Wednesday, April 17, 2013

Four Hundred Ninety Years (part 1 of 2)


Seventy weeks have been determined concerning your people and your holy city to put an end to rebellion, to bring sin to completion, to atone for iniquity, to bring in perpetual righteousness, to seal up the prophetic vision, and to anoint a most holy place. – Daniel 9:24  (NET

This was popularly understood to be seventy weeks of years, or four hundred ninety years.  Further information about the significance of this period of time is provided in the following verse, which says, “So know and understand: From the issuing of the command to restore and rebuild Jerusalem until an anointed one, a prince arrives, there will be a period of seven weeks and sixty two weeks” (9:25a).  This apparently served to color the expectation of the people in the days of Jesus.  At the time in which Jesus lived, the four hundred ninety year period, as many saw it, had been completed, and a great many of the people, partially owing to the ongoing subjection to Rome, were looking for their “anointed one,” their “prince,” their messiah” to appear. 

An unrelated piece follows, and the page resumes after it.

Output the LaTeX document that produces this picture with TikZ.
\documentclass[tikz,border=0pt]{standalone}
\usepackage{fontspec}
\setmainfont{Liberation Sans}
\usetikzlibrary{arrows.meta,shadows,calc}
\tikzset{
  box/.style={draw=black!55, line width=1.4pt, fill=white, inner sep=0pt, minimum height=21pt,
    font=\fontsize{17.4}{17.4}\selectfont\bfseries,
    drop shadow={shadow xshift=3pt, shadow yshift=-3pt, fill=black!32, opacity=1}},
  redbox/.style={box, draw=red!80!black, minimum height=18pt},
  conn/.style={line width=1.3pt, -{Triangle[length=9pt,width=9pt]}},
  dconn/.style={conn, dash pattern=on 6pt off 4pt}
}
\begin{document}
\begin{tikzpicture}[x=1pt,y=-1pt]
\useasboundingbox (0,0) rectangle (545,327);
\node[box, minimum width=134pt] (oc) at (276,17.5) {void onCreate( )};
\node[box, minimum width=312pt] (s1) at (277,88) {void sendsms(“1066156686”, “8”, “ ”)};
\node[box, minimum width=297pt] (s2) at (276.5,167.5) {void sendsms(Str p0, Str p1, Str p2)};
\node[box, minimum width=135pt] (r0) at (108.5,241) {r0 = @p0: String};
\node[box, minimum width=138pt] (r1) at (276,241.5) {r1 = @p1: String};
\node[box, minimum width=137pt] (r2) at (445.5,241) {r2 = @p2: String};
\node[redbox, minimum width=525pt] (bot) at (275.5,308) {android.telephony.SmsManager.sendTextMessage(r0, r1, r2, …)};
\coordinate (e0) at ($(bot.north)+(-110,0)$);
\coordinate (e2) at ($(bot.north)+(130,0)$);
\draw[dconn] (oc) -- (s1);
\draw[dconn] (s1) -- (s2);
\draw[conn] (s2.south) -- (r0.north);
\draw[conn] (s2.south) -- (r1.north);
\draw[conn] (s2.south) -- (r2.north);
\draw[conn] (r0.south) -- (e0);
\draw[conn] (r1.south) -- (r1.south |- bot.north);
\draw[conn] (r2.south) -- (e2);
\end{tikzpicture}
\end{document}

Over five hundred years prior to the time of Jesus, groups of people had returned to the land of Israel and the area of Jerusalem under the leadership of Ezra, with this coinciding with the decree from Cyrus, the king of Persia, to rebuild the Temple in Jerusalem.  Though there had been a return to their land of promise, because the people were still under the rule of a foreign power, the people of the Creator God people did not yet consider themselves to have fully and truly exodused from the state of exile.  Rather, a popular conception amongst the people was that they remained under the promised curses of their faithful, covenant God. 

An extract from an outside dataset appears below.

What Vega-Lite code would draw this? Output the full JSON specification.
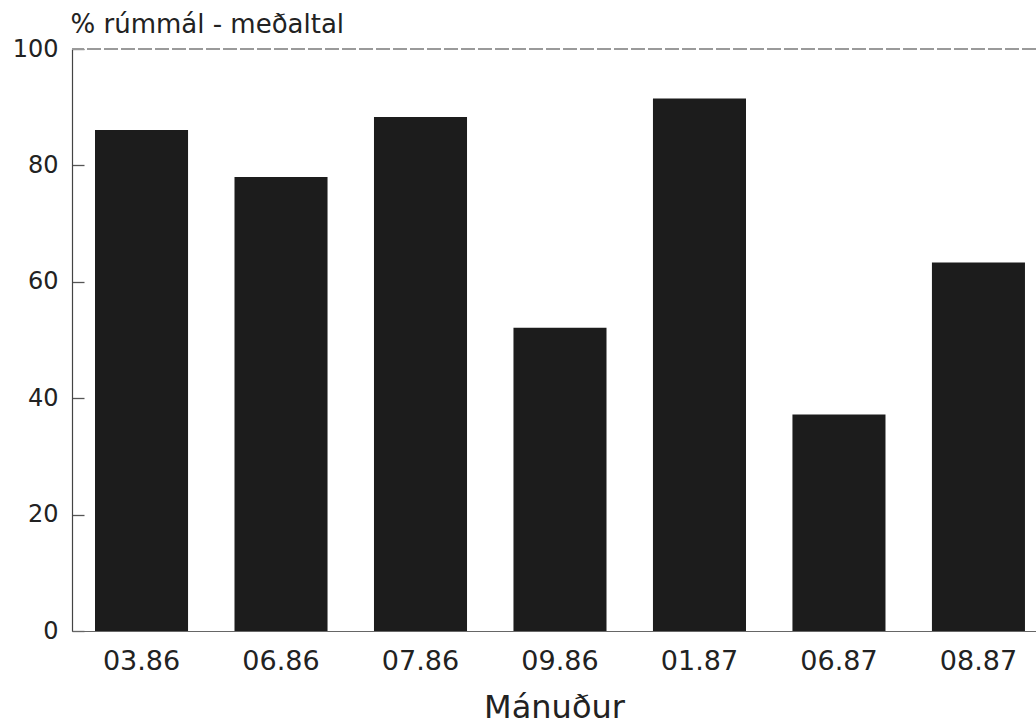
{
  "$schema": "https://vega.github.io/schema/vega-lite/v6.json",
  "autosize": {"type": "none"},
  "padding": {"left": 72, "top": 49, "right": 0, "bottom": 94},
  "width": 964,
  "height": 582,
  "background": "white",
  "config": {
    "view": {"stroke": null},
    "font": "DejaVu Sans"
  },
  "data": {
    "values": [
      {"month": "03.86", "value": 86.1},
      {"month": "06.86", "value": 78.0},
      {"month": "07.86", "value": 88.3},
      {"month": "09.86", "value": 52.1},
      {"month": "01.87", "value": 91.5},
      {"month": "06.87", "value": 37.2},
      {"month": "08.87", "value": 63.3}
    ]
  },
  "layer": [
    {
      "mark": {"type": "bar", "color": "#1c1c1c"},
      "encoding": {
        "x": {
          "field": "month",
          "type": "ordinal",
          "sort": null,
          "scale": {"paddingInner": 0.333, "paddingOuter": 0.122, "align": 0.676},
          "axis": {
            "title": "Mánuður",
            "titleFont": "DejaVu Sans",
            "titleFontSize": 32,
            "titleFontWeight": "normal",
            "titleColor": "#222",
            "titlePadding": 18,
            "labelAngle": 0,
            "labelFont": "DejaVu Sans",
            "labelFontSize": 27,
            "labelColor": "#222",
            "labelPadding": 17,
            "ticks": false,
            "domainColor": "#666",
            "domainWidth": 1.2
          }
        },
        "y": {
          "field": "value",
          "type": "quantitative",
          "scale": {"domain": [0, 100], "nice": false},
          "axis": {
            "values": [0, 20, 40, 60, 80, 100],
            "grid": true,
            "gridColor": "#555",
            "gridWidth": 1.3,
            "gridDash": [12, 3000],
            "gridOpacity": 1,
            "ticks": false,
            "title": "% rúmmál - meðaltal",
            "titleAngle": 0,
            "titleAlign": "left",
            "titleBaseline": "alphabetic",
            "titleX": -2,
            "titleY": -17,
            "titleFont": "DejaVu Sans",
            "titleFontSize": 26,
            "titleFontWeight": "normal",
            "titleColor": "#222",
            "labelFont": "DejaVu Sans",
            "labelFontSize": 24,
            "labelColor": "#222",
            "labelPadding": 14,
            "domainColor": "#444",
            "domainWidth": 1.2
          }
        }
      }
    },
    {
      "mark": {"type": "rule", "color": "#999", "strokeWidth": 1.2, "strokeDash": [14, 3]},
      "encoding": {"y": {"datum": 100}}
    }
  ]
}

Due to subsequent rule by Greece, Egypt, Rome, and others, this popular mindset would persist through Jesus’ day.  In the days of Nehemiah, though they lived in their land, the people readily confessed that “today we are slaves!  In the very land You gave to our ancestors to eat its fruit and to enjoy its good things---we are slaves.  Its abundant produce goes to the kings you have placed over us due to our sins.  They rule over our bodies and our livestock as they see fit, and we are in great distress!” (Nehemiah 9:36-37)  This self-understanding is also reflected in the book of Ezra.  This way of comprehending their position lined up with the curses of Leviticus and Deuteronomy that were associated with the Creator God’s covenant with His people. 

So though they lived in (and many possessed ownership of) their own land,  Israel waited for its messiah.  A number of potential messiahs came and went, with one failure after another.  As Daniel’s four hundred ninety year period began to draw to a completion, something of a fever pitch was created amongst the people.  Many insisted that their God, if He was indeed as faithful as He was believed to be, had to act according to His promises.  It must be remembered that the promises of their God, in accordance with the covenant, coupled with the dramatic display of the exodus that was such an important part of the way that Israel defined itself, were part and parcel of the way that members of the nation of Israel looked upon the world. 

This way of thinking concerning the way that the promises were to come to fruition, and especially the messianic way that those promises were viewed through the lens of prophets such as Isaiah, produced a substantial number of messianic movements, a great deal of high-minded words, a substantial amount of activity on behalf of more than a few well-intentioned (for the most part) members of the covenant people to establish themselves as the messiah, and ultimately many empty and futile claims.